[REQUIREMENTS]: Only the lines from the top of the records below through the line containing "import * as" should be printed, exactly and without pictures.

[PROVIDED DATA]:
· · · ·
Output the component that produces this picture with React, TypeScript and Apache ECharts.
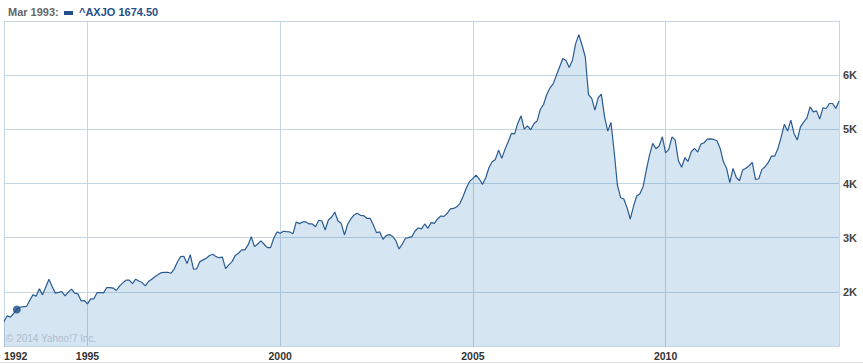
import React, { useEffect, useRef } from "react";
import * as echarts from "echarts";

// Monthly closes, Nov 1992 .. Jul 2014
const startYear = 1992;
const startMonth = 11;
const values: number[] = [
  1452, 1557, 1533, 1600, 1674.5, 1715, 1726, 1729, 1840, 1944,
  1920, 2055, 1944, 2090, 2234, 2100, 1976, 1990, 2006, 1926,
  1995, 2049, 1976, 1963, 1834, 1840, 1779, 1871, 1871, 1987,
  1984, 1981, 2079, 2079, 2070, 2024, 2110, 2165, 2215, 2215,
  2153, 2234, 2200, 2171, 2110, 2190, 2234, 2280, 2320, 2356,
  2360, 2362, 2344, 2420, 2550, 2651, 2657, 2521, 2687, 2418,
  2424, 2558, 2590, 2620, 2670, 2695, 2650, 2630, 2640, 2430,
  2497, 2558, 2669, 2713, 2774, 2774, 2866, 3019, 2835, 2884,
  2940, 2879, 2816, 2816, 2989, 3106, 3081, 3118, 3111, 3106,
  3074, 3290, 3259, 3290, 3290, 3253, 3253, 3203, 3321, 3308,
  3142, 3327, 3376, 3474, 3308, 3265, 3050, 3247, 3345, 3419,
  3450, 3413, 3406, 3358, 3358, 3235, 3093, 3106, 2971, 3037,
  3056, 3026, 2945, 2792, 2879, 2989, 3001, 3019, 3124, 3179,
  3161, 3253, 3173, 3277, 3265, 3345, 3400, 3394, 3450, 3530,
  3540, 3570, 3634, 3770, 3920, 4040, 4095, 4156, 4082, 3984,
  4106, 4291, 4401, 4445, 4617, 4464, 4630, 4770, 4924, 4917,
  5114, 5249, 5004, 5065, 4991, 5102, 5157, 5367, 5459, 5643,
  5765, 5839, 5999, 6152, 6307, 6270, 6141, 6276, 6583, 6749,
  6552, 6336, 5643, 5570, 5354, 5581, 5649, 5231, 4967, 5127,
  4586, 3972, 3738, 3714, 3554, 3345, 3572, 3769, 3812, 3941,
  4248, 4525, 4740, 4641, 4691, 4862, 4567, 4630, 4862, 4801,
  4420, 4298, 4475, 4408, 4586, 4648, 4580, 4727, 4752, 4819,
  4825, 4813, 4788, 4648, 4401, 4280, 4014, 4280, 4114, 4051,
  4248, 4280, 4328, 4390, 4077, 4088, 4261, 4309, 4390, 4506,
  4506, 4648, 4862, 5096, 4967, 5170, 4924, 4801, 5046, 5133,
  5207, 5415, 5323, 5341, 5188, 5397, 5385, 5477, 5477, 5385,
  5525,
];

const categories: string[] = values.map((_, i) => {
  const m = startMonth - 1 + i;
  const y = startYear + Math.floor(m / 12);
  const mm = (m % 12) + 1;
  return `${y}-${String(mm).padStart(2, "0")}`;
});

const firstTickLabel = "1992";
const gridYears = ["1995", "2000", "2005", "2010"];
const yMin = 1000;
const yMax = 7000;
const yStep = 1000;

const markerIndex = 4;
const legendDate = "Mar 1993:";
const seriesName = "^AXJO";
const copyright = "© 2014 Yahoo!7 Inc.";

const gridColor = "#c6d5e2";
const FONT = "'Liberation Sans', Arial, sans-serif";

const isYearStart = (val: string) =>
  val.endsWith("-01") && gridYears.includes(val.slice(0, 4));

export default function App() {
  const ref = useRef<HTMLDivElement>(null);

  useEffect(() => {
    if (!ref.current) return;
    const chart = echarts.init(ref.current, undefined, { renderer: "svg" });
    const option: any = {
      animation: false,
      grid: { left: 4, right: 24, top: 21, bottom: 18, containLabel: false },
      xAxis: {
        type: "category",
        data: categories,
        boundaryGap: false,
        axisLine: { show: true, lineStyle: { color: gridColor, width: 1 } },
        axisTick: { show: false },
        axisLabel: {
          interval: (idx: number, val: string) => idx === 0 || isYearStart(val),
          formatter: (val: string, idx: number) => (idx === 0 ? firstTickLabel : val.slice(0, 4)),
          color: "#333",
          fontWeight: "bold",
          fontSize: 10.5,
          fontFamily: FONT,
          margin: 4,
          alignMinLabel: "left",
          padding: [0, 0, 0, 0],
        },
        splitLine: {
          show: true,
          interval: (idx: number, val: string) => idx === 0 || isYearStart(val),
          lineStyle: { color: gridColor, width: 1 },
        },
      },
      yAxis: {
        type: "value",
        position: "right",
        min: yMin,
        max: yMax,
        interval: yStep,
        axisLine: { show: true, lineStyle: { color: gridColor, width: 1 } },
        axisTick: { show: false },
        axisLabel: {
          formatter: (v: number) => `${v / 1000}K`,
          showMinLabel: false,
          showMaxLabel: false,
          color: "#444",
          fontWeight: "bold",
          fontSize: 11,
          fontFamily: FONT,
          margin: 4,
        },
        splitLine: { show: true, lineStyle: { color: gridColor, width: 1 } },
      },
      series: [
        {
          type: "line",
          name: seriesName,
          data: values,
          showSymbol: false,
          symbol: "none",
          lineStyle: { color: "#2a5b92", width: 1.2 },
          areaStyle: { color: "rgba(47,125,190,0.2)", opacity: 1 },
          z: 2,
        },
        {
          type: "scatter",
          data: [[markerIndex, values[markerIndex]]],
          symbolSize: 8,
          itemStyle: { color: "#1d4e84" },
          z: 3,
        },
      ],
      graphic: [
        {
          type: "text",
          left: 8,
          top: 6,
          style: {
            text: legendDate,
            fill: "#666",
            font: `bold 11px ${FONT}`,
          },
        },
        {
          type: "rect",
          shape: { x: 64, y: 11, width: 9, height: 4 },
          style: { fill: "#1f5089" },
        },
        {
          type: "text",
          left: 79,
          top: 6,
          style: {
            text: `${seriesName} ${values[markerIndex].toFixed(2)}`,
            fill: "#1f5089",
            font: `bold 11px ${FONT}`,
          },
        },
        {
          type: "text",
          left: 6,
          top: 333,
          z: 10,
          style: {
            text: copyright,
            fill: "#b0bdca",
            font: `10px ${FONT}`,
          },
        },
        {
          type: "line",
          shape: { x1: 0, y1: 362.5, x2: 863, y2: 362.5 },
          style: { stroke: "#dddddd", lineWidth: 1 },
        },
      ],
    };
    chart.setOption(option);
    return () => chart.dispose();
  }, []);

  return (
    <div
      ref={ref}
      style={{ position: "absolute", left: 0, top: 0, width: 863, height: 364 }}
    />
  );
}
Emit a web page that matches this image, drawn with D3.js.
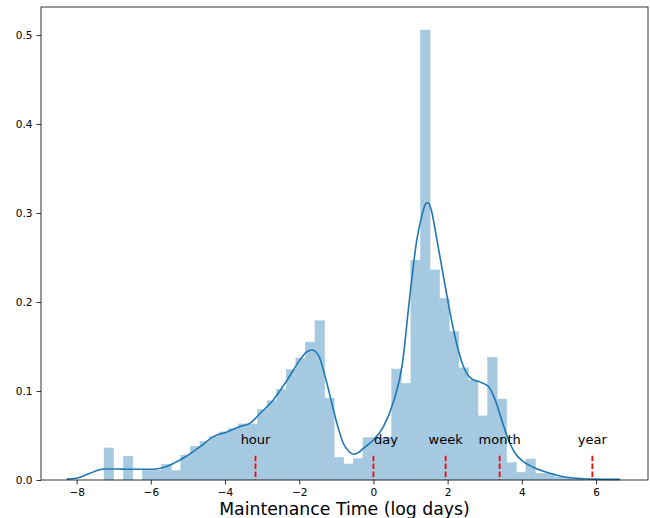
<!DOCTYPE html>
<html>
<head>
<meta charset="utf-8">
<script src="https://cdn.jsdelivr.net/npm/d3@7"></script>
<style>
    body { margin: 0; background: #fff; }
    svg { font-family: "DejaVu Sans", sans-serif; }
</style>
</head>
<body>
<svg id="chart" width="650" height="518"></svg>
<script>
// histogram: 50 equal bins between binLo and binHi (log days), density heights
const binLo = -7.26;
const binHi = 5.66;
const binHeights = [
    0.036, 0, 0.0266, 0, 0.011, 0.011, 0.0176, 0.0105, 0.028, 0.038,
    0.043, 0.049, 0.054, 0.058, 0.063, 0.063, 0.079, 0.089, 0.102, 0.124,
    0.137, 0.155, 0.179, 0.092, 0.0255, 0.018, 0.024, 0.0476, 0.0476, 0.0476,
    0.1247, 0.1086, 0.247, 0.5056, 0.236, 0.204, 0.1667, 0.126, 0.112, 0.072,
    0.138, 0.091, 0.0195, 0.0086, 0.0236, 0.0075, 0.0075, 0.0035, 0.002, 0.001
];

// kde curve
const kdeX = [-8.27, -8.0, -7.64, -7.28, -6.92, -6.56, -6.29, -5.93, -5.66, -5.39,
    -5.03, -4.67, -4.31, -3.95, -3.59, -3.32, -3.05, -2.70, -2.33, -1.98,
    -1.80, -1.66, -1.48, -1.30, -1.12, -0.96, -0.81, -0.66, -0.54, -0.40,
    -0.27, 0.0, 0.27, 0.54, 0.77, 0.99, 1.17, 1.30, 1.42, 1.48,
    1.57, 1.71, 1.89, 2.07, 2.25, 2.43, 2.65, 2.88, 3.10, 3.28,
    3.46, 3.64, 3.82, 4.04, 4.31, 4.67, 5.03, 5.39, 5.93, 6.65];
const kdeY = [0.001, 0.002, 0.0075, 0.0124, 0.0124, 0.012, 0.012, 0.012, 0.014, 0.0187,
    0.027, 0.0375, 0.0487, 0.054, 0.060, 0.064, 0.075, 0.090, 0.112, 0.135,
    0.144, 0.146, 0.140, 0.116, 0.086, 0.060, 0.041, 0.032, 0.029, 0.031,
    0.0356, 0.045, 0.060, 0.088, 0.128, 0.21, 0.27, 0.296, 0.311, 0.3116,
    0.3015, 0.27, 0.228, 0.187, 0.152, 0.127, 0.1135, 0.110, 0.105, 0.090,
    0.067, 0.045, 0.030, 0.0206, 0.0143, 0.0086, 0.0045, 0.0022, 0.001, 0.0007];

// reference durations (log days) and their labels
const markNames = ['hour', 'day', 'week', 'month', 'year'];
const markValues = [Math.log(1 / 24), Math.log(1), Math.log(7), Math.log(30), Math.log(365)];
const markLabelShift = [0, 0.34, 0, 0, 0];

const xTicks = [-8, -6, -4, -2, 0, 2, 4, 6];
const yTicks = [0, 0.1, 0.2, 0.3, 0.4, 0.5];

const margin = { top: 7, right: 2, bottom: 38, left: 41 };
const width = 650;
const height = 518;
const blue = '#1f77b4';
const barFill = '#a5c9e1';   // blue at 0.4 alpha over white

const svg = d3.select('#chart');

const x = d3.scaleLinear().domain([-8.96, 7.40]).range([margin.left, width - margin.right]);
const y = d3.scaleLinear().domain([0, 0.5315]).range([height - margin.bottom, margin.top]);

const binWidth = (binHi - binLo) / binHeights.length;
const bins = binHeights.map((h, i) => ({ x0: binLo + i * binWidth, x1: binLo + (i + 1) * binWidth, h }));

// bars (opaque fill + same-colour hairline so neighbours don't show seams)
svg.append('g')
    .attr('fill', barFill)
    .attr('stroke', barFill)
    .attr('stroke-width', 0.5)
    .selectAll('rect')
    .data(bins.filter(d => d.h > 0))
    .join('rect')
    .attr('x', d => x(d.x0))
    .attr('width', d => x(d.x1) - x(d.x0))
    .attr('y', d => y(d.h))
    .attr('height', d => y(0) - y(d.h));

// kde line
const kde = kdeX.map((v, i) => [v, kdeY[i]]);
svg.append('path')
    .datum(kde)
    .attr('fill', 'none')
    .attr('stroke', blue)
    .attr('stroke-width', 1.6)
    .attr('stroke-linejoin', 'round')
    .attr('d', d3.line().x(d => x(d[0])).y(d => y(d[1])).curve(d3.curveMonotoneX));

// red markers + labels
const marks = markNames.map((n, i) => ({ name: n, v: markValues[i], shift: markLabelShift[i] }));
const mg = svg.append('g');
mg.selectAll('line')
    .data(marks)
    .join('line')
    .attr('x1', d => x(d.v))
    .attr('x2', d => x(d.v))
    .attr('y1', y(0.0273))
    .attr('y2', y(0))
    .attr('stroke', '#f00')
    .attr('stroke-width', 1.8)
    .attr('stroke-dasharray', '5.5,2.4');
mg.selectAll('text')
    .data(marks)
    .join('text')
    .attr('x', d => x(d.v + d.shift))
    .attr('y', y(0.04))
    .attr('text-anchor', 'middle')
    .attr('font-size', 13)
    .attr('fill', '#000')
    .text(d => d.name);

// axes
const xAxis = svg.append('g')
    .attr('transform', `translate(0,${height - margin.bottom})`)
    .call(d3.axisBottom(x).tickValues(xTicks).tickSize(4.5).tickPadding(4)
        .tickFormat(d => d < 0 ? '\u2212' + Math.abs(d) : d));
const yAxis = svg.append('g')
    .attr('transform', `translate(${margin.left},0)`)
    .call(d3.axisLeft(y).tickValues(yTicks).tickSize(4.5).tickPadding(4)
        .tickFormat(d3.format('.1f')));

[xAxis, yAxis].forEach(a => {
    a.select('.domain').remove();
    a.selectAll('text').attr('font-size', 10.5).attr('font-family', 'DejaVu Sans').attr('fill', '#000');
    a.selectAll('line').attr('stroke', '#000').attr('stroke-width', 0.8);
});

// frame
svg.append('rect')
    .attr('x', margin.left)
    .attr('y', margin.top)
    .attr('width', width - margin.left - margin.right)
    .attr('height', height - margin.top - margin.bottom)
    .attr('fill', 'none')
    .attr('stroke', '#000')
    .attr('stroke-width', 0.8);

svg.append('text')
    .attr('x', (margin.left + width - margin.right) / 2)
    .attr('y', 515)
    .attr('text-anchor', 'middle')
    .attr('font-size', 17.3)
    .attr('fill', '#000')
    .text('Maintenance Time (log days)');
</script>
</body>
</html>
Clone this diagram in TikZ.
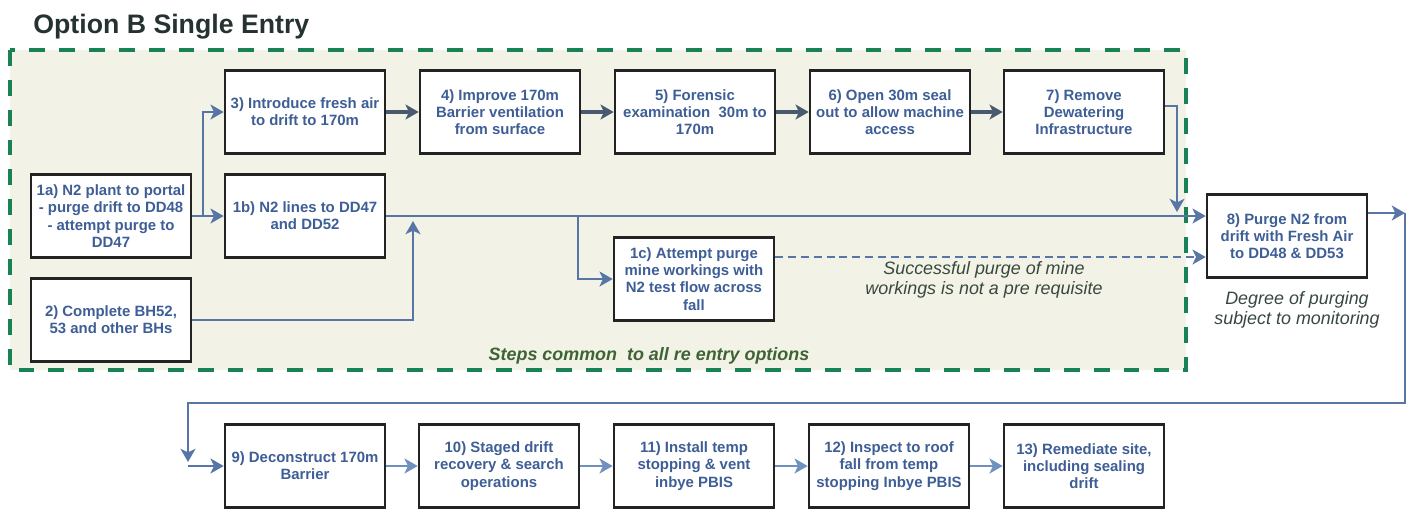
· · · ·
[WRITTEN SOLUTION]:
Output the component that produces this picture with React, TypeScript and Apache ECharts.
import React, { useEffect, useRef } from "react";
import * as echarts from "echarts";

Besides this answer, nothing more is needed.